Cette question étant relative au règlement général sur la protection des données (RGPD) dans l’UE, Mousse et STOP homophobie ont également demandé un renvoi devant la Cour de justice de l’union. Proposition soutenue par la Cnil, qui maintient néanmoins sa position :
« Si le Conseil d’Etat puis la CJUE font droit aux demandes des associations, la CNIL tient à souligner que cette décision aurait des impacts pratiques et économiques forts :
- beaucoup de juridictions (comme le Conseil d’Etat) ou d’autorités administratives (au nombre desquelles la CNIL)), ainsi que beaucoup d’entreprises (à titre d’exemple, après vérification informelle : FNAC, Darty, Leclerc, Rakuten, … ) demandent à remplir une civilité, avec un choix M./Mme pour une inscription en ligne ;
- les civilités sont utilisées dans un certain nombre de documents officiels ou professionnels (cartes des CAF, cartes professionnels, cartes bancaires, … ) éditées automatiquement à partir de bases de données incluant la civilité : sa suppression n’est pas impossible mais nécessite un reparamétrage informatique qui a un coût ;
- les opérations pour modifier les téléservices ne sont pas triviales : le fait qu’une civilité peut ou non être choisie modifie la base de données sous-jacente, qui doit être structurée, selon les cas, avec deux (M/Mme) ou trois (M/Mme/néant) variables; ce changement impacte les éventuels traitements informatiques ultérieurs de ces données (générateurs de courrier, statistiques, … ).
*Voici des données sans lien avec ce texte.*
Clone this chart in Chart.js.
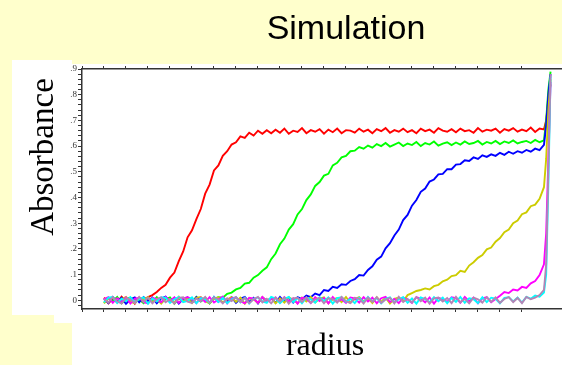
<!DOCTYPE html>
<html>
<head>
<meta charset="utf-8">
<script src="https://cdn.jsdelivr.net/npm/chart.js@4.4.1/dist/chart.umd.min.js"></script>
<style>
  body { margin: 0; background: #ffffcc; }
  canvas { display: block; }
</style>
</head>
<body>
<canvas id="simChart" width="562" height="365"></canvas>
<script>
// radius samples (arbitrary units, one unit per minor tick)
const radius = [
  1.0, 1.2, 1.4, 1.6, 1.8, 2.0, 2.2, 2.4, 2.6, 2.8,
  3.0, 3.2, 3.4, 3.6, 3.8, 4.0, 4.2, 4.4, 4.6, 4.8,
  5.0, 5.2, 5.4, 5.6, 5.8, 6.0, 6.2, 6.4, 6.6, 6.8,
  7.0, 7.2, 7.4, 7.6, 7.8, 8.0, 8.2, 8.4, 8.6, 8.8,
  9.0, 9.2, 9.4, 9.6, 9.8, 10.0, 10.2, 10.4, 10.6, 10.8,
  11.0, 11.2, 11.4, 11.6, 11.8, 12.0, 12.2, 12.4, 12.6, 12.8,
  13.0, 13.2, 13.4, 13.6, 13.8, 14.0, 14.2, 14.4, 14.6, 14.8,
  15.0, 15.2, 15.4, 15.6, 15.8, 16.0, 16.2, 16.4, 16.6, 16.8,
  17.0, 17.2, 17.4, 17.6, 17.8, 18.0, 18.2, 18.4, 18.6, 18.8,
  19.0, 19.2, 19.4, 19.6, 19.8, 20.0, 20.2, 20.4, 20.6, 20.8,
  21.0, 21.1, 21.2, 21.3
];

const redAbs = [
  .01, -.012, .006, -.008, .014, -.004, .009, -.013, .011, .002,
  .012, .02, .032, .048, .06, .088, .108, .152, .19, .245,
  .272, .316, .355, .415, .45, .505, .525, .562, .58, .606,
  .615, .638, .632, .652, .641, .66, .648, .662, .65, .664,
  .652, .668, .648, .66, .655, .67, .65, .662, .656, .666,
  .648, .664, .654, .668, .65, .662, .66, .652, .668, .656,
  .664, .65, .666, .658, .67, .652, .662, .656, .668, .654,
  .662, .65, .668, .658, .664, .652, .67, .66, .656, .666,
  .654, .668, .658, .662, .652, .67, .656, .664, .66, .668,
  .652, .666, .66, .67, .656, .664, .658, .672, .655, .668,
  .665, .7, .78, .84
];

const greenAbs = [
  -.01, .008, -.004, .013, -.012, .005, .01, -.007, .003, -.011,
  .009, -.006, .012, -.01, .004, .011, -.013, .007, -.003, .01,
  -.008, .013, -.005, .009, -.012, .006, .012, .01, .025, .03,
  .042, .048, .065, .068, .088, .098, .115, .128, .16, .182,
  .218, .24, .275, .296, .334, .355, .39, .412, .445, .46,
  .485, .492, .525, .535, .556, .562, .58, .582, .596, .59,
  .602, .594, .608, .6, .612, .598, .606, .614, .6, .61,
  .604, .616, .6, .612, .606, .618, .602, .61, .615, .604,
  .614, .606, .618, .608, .612, .62, .606, .616, .61, .62,
  .608, .618, .612, .622, .61, .616, .62, .612, .624, .615,
  .622, .7, .82, .89
];

const blueAbs = [
  .006, -.011, .013, -.005, .009, -.014, .004, .011, -.008, .012,
  -.004, .01, -.012, .007, .014, -.006, .009, -.013, .005, .011,
  -.009, .012, -.003, .008, -.011, .013, -.006, .01, -.004, .012,
  -.01, .006, .013, -.007, .009, -.012, .011, -.002, .008, -.01,
  .013, -.005, .01, -.009, .012, .004, .018, .012, .026, .02,
  .04, .036, .052, .048, .062, .06, .075, .082, .098, .096,
  .118, .132, .158, .17, .202, .222, .252, .275, .312, .332,
  .368, .39, .422, .435, .462, .47, .49, .492, .51, .51,
  .528, .53, .545, .542, .556, .55, .564, .558, .568, .562,
  .574, .566, .578, .57, .58, .574, .585, .578, .59, .584,
  .605, .68, .8, .88
];

const yellowAbs = [
  -.012, .007, .011, -.009, .004, .013, -.006, -.011, .009, .003,
  .012, -.008, .005, -.013, .01, .002, -.01, .014, -.005, .008,
  -.011, .009, .013, -.004, -.012, .006, .011, -.009, .003, .012,
  -.006, .01, -.013, .008, .004, -.01, .012, -.003, .009, -.012,
  .007, -.009, .012, .002, -.011, .01, -.005, .013, -.008, .006,
  .011, -.012, .004, .009, -.007, .013, -.01, .005, .012, -.004,
  .008, -.011, .012, -.006, .01, -.013, .006, .011, -.004, .02,
  .028, .036, .04, .046, .042, .055, .06, .074, .08, .094,
  .098, .115, .11, .135, .148, .165, .176, .198, .205, .228,
  .242, .265, .275, .3, .31, .335, .342, .366, .372, .395,
  .44, .55, .74, .86
];

const magentaAbs = [
  .004, .012, -.01, .008, -.005, .011, -.013, .006, .01, -.007,
  -.012, .009, .004, -.008, .013, -.003, .011, -.01, .007, .012,
  .005, -.011, .01, -.006, .012, -.009, .003, .014, -.012, .008,
  .011, -.004, -.012, .01, .006, -.01, .013, -.007, .004, .011,
  -.009, .012, -.005, .008, -.013, .01, .006, -.011, .012, -.003,
  .009, -.012, .013, -.006, .004, -.01, .011, .007, -.009, .012,
  -.005, .01, -.012, .008, .013, -.007, .005, -.011, .01, .003,
  -.01, .012, .006, -.008, .011, -.013, .009, .004, -.006, .012,
  .008, -.01, .013, -.004, .01, -.012, .007, .012, -.008, .005,
  .018, .032, .028, .042, .038, .052, .048, .066, .075, .098,
  .14, .26, .55, .85
];

const cyanAbs = [
  -.008, .01, .013, -.011, .006, -.004, .012, -.009, .005, .011,
  -.013, .007, -.005, .012, .009, -.01, .004, .013, -.007, -.002,
  .011, -.012, .008, .005, -.01, .013, -.006, .009, -.011, .004,
  .012, -.008, .01, -.013, .006, .011, -.004, -.01, .013, .007,
  -.011, .005, .013, -.007, .009, -.012, .01, .004, -.009, .012,
  -.004, .011, -.013, .008, .012, -.006, .005, -.011, .01, -.008,
  .013, -.005, .009, -.012, .006, .011, -.009, .004, .012, -.01,
  .007, -.013, .011, .005, -.008, .012, -.004, .01, -.012, .009,
  -.006, .013, -.01, .008, .004, -.011, .012, -.007, .01, .006,
  -.012, .009, .012, -.005, .01, -.009, .013, .006, .018, .014,
  .03, .1, .45, .87
];

const mauveAbs = [
  .005, -.009, .012, -.004, -.013, .008, .003, -.011, .013, -.006,
  .01, -.012, .006, .011, -.008, .004, -.013, .009, .012, -.005,
  -.01, .007, -.004, .013, -.009, .011, .005, -.012, .008, -.003,
  .012, -.007, .009, -.011, .004, .013, -.008, .006, -.012, .01,
  -.005, .011, -.013, .007, .01, -.006, .012, -.01, .004, .009,
  -.012, .008, .005, -.009, .013, -.004, -.011, .01, .006, -.013,
  .011, -.006, .012, -.01, .003, .009, -.012, .013, -.007, .005,
  -.009, .012, -.004, .01, -.013, .007, .011, -.005, .009, -.011,
  .013, -.008, .006, -.012, .01, .004, -.009, .012, -.006, .011,
  -.01, .005, .012, -.007, .009, -.011, .013, .004, .01, .02,
  .04, .14, .5, .88
];

// y tick marks every .02, labels on the tenths
const yTickValues = [
  -.02, 0, .02, .04, .06, .08, .1, .12, .14, .16, .18, .2, .22, .24, .26, .28,
  .3, .32, .34, .36, .38, .4, .42, .44, .46, .48, .5, .52, .54, .56, .58,
  .6, .62, .64, .66, .68, .7, .72, .74, .76, .78, .8, .82, .84, .86, .88, .9
];

function toPoints(values) {
  return values.map((v, i) => ({ x: radius[i], y: v }));
}

function series(values, color) {
  return {
    data: toPoints(values),
    borderColor: color,
    borderWidth: 1.9,
    pointRadius: 0,
    tension: 0,
    fill: false
  };
}

// yellow slide background with the white panels, title and axis names
const slidePlugin = {
  id: 'slide',
  beforeDraw(chart) {
    const ctx = chart.ctx;
    ctx.save();
    ctx.fillStyle = '#ffffcc';
    ctx.fillRect(0, 0, 562, 365);
    ctx.fillStyle = '#ffffff';
    ctx.fillRect(12, 60, 60, 255);
    ctx.fillRect(54, 315, 18, 8);
    ctx.fillRect(72, 64, 490, 301);

    ctx.fillStyle = '#000000';
    ctx.textAlign = 'center';
    ctx.textBaseline = 'alphabetic';
    ctx.font = '34px "Liberation Sans", Arial, sans-serif';
    ctx.fillText('Simulation', 346, 39);

    ctx.font = '32px "Liberation Serif", "Times New Roman", serif';
    ctx.fillText('radius', 325, 355);

    ctx.translate(53, 157);
    ctx.rotate(-Math.PI / 2);
    ctx.font = '33px "Liberation Serif", "Times New Roman", serif';
    ctx.fillText('Absorbance', 0, 0);
    ctx.restore();
  }
};

const axisColor = '#333333';

const xAxis = (position, height) => ({
  type: 'linear',
  position: position,
  min: 0,
  max: 21.82,
  ticks: { display: false, stepSize: 1 },
  grid: { drawOnChartArea: false, drawTicks: true, tickLength: 3, color: axisColor },
  border: { color: axisColor, width: 1.5 },
  afterFit(scale) { scale.height = height; }
});

new Chart(document.getElementById('simChart'), {
  type: 'line',
  data: {
    datasets: [
      series(mauveAbs, '#b584b5'),
      series(cyanAbs, '#00ffff'),
      series(magentaAbs, '#ff00ff'),
      series(yellowAbs, '#cccc00'),
      series(blueAbs, '#0000ff'),
      series(greenAbs, '#00ff00'),
      series(redAbs, '#ff0000')
    ]
  },
  options: {
    responsive: false,
    animation: false,
    devicePixelRatio: 1,
    layout: { padding: 0 },
    scales: {
      x: xAxis('bottom', 56),
      xTop: xAxis('top', 69),
      y: {
        type: 'linear',
        position: 'left',
        min: -0.034,
        max: 0.9,
        afterBuildTicks(scale) {
          scale.ticks = yTickValues.map(v => ({ value: v }));
        },
        ticks: {
          autoSkip: false,
          padding: 1,
          color: '#333333',
          font: { family: '"Liberation Serif", serif', size: 9 },
          callback(value) {
            const tenth = Math.round(value * 10);
            if (Math.abs(value * 10 - tenth) > 1e-6 || value < 0) return '';
            return tenth === 0 ? '0' : '.' + tenth;
          }
        },
        grid: { drawOnChartArea: false, drawTicks: true, tickLength: 4, color: axisColor },
        border: { color: axisColor, width: 1.5 },
        afterFit(scale) { scale.width = 82; }
      }
    },
    plugins: {
      legend: { display: false },
      tooltip: { enabled: false },
      title: { display: false }
    }
  },
  plugins: [slidePlugin]
});
</script>
</body>
</html>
La modification est évidemment faisable et n’est pas d’une grande complexité mais devra être reportée sur l’ensemble des téléservices français, publics et privés, lorsqu’ils n’ont pas été structurés ainsi ;
- l’impact, le coût et les délais de mise en oeuvre de cette modification de ce qui était compris comme l’état du droit jusqu’ici ne doivent donc pas être négligés. Quoiqu’il ne s’agisse pas, à proprement parler, d’un revirement de jurisprudence, la CNIL invite le Conseil d’Etat et la CJUE à s’interroger sur la possibilité de moduler les effets dans le temps de cette éventuelle nouvelle interprétation du droit. »
Position du rapporteur public du Conseil d’Etat
Le rapporteur public s’apprête à renvoyer l’affaire au niveau européen, via la procédure dire de « renvoi préjudiciel devant la Cour de justice de l’Union européenne ».
Si la Cour européenne prend une décision favorable pour les associations, elle aura un impact majeur qui pourrait aboutir, d’une part, à la modification de tous les formulaires, web et papier, afin de respecter les identités de genre non binaires, mais aussi à l’obligation pour les Etats membres de l’Union européenne de permettre aux personnes d’inscrire une telle identité de genre non binaire sur les registre de l’état civil, consacrant dans les faits la reconnaissance du sexe neutre dans tous les Etats de l’UE.